Verify the results with your own calculations.

##**Terminology**

**Neuron** : A single unit in any layer is called neuron.

**Input Layer** : The Input layer communicates with the external environment that presents a pattern to the neural network. Its job is to deal with all the inputs only.The input layer should represent the condition for which we are training the neural network. Every input neuron should represent some independent variable that has an influence over the output of the neural network.

**Hidden Layer** : The hidden layer is the collection of neurons which has activation function applied on it and it is an intermediate layer found between the input layer and the output layer. Its job is to process the inputs obtained by its previous layer. So it is the layer which is responsible extracting the required features from the input data.


**Output Layer** : The output layer of the neural network collects and transmits the information accordingly in way it has been designed to give. The pattern presented by the output layer can be directly traced back to the input layer. The number of neurons in output layer should be directly related to the type of work that the neural network was performing.


Weights for each neuron will be found using some algorithm.
Lets say we have jth layer and j+1th layer, units in $U_j$ layer and $U_{j+1}$ layer is $(U_j + 1) * U_{j+1}$ where + 1 is the bias term.

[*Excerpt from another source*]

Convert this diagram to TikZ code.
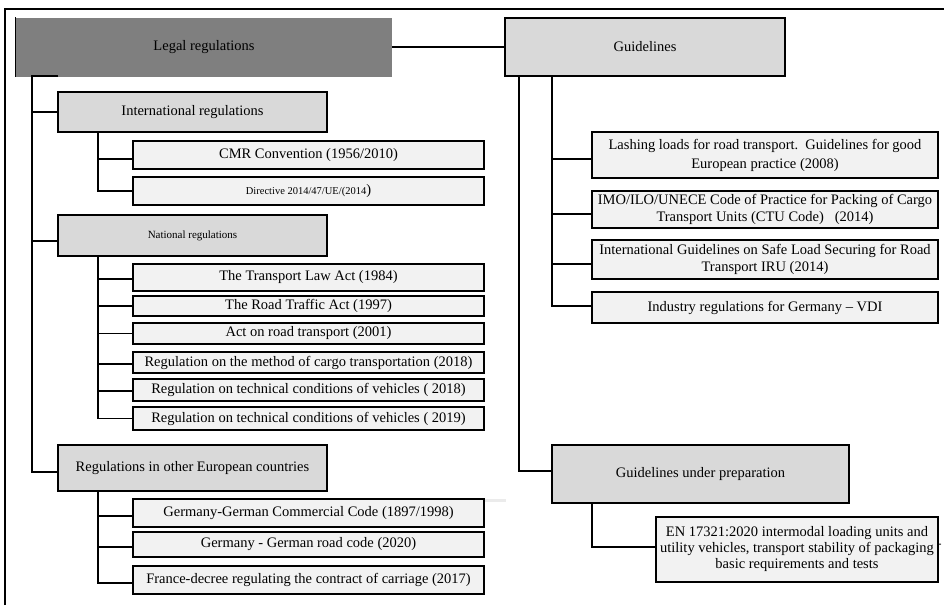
\documentclass[tikz,border=0pt]{standalone}
\usepackage{fontspec}
\setmainfont{Liberation Serif}
\definecolor{leaffill}{HTML}{F2F2F2}
\definecolor{midfill}{HTML}{D9D9D9}
\definecolor{topfill}{HTML}{7F7F7F}
\tikzset{
  base/.style={inner sep=0pt, align=center, text=black, font=\fontsize{14.5}{17}\selectfont},
  leaf/.style={base, draw=black, line width=1.3pt, fill=leaffill},
  mid/.style={base, draw=black, line width=1.3pt, fill=midfill},
  conn/.style={draw=black, line width=1.1pt},
}
\begin{document}
\begin{tikzpicture}[x=1pt,y=-1pt]
\useasboundingbox (0,0) rectangle (944,605);
% outer frame
\draw[line width=1.1pt] (5,605) -- (5,9) -- (944,9);
\draw[black!8, line width=3pt] (470,500) -- (506,500);
% top level
\node[base, fill=topfill, minimum width=376pt, minimum height=59pt] (legal) at (204,47) {Legal regulations};
\draw[line width=1.3pt] (legal.north west) -- (legal.south west);
\node[mid, minimum width=280pt, minimum height=58pt] (guide) at (645,47) {Guidelines};
\draw[conn] (legal.east) -- (legal.east -| guide.west);
% left middle
\node[mid, minimum width=269pt, minimum height=40pt] (intl) at (192.5,112) {International regulations};
\node[mid, minimum width=269pt, minimum height=41pt, font=\fontsize{11}{13}\selectfont] (natl) at (192.5,235.5) {National regulations};
\node[mid, minimum width=269pt, minimum height=46pt] (other) at (192.5,468) {Regulations in other European countries};
% left leaves
\node[leaf, minimum width=351pt, minimum height=28pt] (cmr) at (308.5,155) {CMR Convention (1956/2010)};
\node[leaf, minimum width=351pt, minimum height=28pt] (dir) at (308.5,191) {{\fontsize{10.5}{12}\selectfont Directive 2014/47/UE/(2014})};
\node[leaf, minimum width=351pt, minimum height=27pt] (tla) at (308.5,277.5) {The Transport Law Act (1984)};
\node[leaf, minimum width=351pt, minimum height=20pt] (rta) at (308.5,306) {The Road Traffic Act (1997)};
\node[leaf, minimum width=351pt, minimum height=21pt] (act) at (308.5,333.5) {Act on road transport (2001)};
\node[leaf, minimum width=351pt, minimum height=21pt] (meth) at (308.5,362.5) {Regulation on the method of cargo transportation (2018)};
\node[leaf, minimum width=351pt, minimum height=22pt] (tech18) at (308.5,390) {Regulation on technical conditions of vehicles ( 2018)};
\node[leaf, minimum width=351pt, minimum height=23pt] (tech19) at (308.5,418.5) {Regulation on technical conditions of vehicles ( 2019)};
\node[leaf, minimum width=351pt, minimum height=28pt] (ger1) at (308.5,513) {Germany-German Commercial Code (1897/1998)};
\node[leaf, minimum width=351pt, minimum height=25pt] (ger2) at (308.5,544.5) {Germany - German road code (2020)};
\node[leaf, minimum width=351pt, minimum height=28pt] (fra) at (308.5,580) {France-decree regulating the contract of carriage (2017)};
% right
\node[leaf, minimum width=346pt, minimum height=46pt, font=\fontsize{14.5}{19}\selectfont] (lash) at (765,155) {Lashing loads for road transport.\ \ Guidelines for good\\European practice (2008)};
\node[leaf, minimum width=346pt, minimum height=37pt] (imo) at (765,209.5) {IMO/ILO/UNECE Code of Practice for Packing of Cargo\\Transport Units (CTU Code)\ \ \ (2014)};
\node[leaf, minimum width=346pt, minimum height=39pt] (iru) at (765,259.5) {International Guidelines on Safe Load Securing for Road\\Transport IRU (2014)};
\node[leaf, minimum width=346pt, minimum height=31pt] (ind) at (765,307.5) {Industry regulations for Germany -- VDI};
\node[mid, minimum width=297pt, minimum height=58pt] (prep) at (700.5,474) {Guidelines under preparation};
\node[leaf, minimum width=282pt, minimum height=65pt, font=\fontsize{14.5}{16}\selectfont] (en) at (797,549.5) {EN 17321:2020 intermodal loading units and\\utility vehicles, transport stability of packaging\\basic requirements and tests};
\node[base, font=\fontsize{12}{14}\selectfont] (endash) at (939.5,546) {-};
% left trunk
\coordinate (lt) at (32,76);
\coordinate (lstub) at (58,76);
\draw[conn] (lstub) -- (lt) |- ([yshift=-4pt]other.west);
\draw[conn] (lt) |- (intl.west);
\draw[conn] (lt) |- ([yshift=-5.5pt]natl.west);
% intl sub-trunk
\coordinate (s1) at (98,132);
\draw[conn] (s1) |- (dir.west);
\draw[conn] (s1) |- ([yshift=-4pt]cmr.west);
% natl sub-trunk
\coordinate (s2) at (98,256);
\draw[conn] (s2) |- (tech19.west);
\draw[conn] (s2) |- ([yshift=-1.5pt]tla.west);
\draw[conn] (s2) |- (rta.west);
\draw[conn] (s2) |- (act.west);
\draw[conn] (s2) |- ([yshift=-1.5pt]meth.west);
\draw[conn] (s2) |- ([yshift=-1pt]tech18.west);
% other sub-trunk
\coordinate (s3) at (98,491);
\draw[conn] (s3) |- ([yshift=-3pt]fra.west);
\draw[conn] (s3) |- ([yshift=-3pt]ger1.west);
\draw[conn] (s3) |- ([yshift=-2.5pt]ger2.west);
% guidelines trunks
\coordinate (ga) at (519,76);
\coordinate (gb) at (552,76);
\draw[conn] (ga) |- ([yshift=3pt]prep.west);
\draw[conn] (gb) |- ([yshift=1.5pt]ind.west);
\draw[conn] (gb) |- ([yshift=-4pt]lash.west);
\draw[conn] (gb) |- ([yshift=-4.5pt]imo.west);
\draw[conn] (gb) |- ([yshift=-4.5pt]iru.west);
\coordinate (s4) at (592,503);
\draw[conn] (s4) |- ([yshift=2.5pt]en.west);
\end{tikzpicture}
\end{document}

This is the no of parmeters we need to train between two layers.  
Because we have so many parameters, that can lead to overfitting in case of Neural Networks, which we need to take care of.  
Having so many parameters to train upon can lead to overfitted model as well.    
    
    
What we need to decide is :
1. How many hidden layers we want?
2. How many neurons in each layer?
3. Function to be applied over hidden and output layer.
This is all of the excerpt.